Une question supplémentaire se pose : celle de comprendre quelles
sont les véritables motivations du gouvernement pour légiférer
sur ces produits d’optique correctrice car – en dépit de
ce qui transparait dans les communiqués de presse – ce
n’est certainement pas le pouvoir d’achat des consommateurs. En réalité,
dans les conditions actuelles, une baisse hypothétique des prix des
lunettes laisserait inchangé le pouvoir d’achat des
consommateurs, dans la mesure où ils seront remboursés dans les
mêmes proportions par les mutuelles privées. C’est donc
tout au plus le montant des frais avancés et des remboursements qui
changerait.
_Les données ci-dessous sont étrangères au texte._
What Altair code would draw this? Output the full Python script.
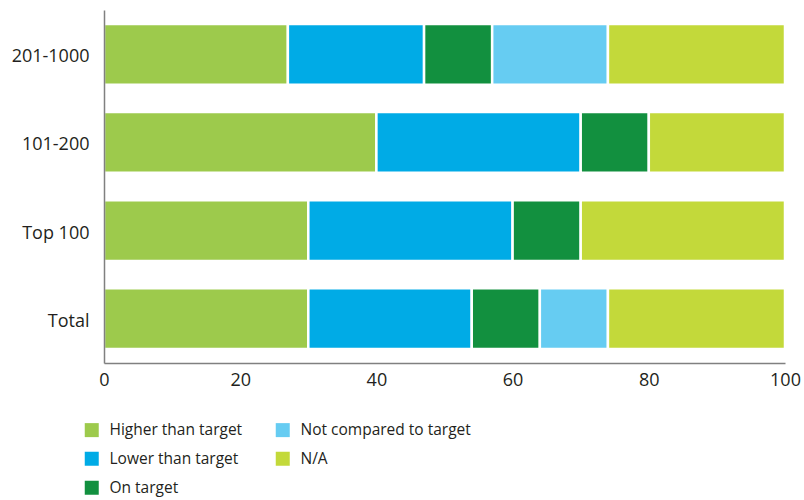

Cette observation nous laisse entrevoir que le véritable
intérêt du gouvernement de réglementer davantage ce
domaine est surtout lié aux montants remboursés par les mutuelles
privées.
De ce point de vue, il n’est pas anodin que cette démarche
favorisant les opticiens en ligne s’appuie essentiellement sur un rapport de la Cour des comptes publié le 17 septembre 2013, concernant
l’application des lois de financement de la sécurité
sociale. Il mettait en évidence le prix élevé des
lunettes en France par rapport à d’autres pays européens.
Ce rapport avait été suivi par une série
d’articles dans la presse nationale qui fustigeaient les
opticiens-lunetiers pour les prix élevés pratiqués en France.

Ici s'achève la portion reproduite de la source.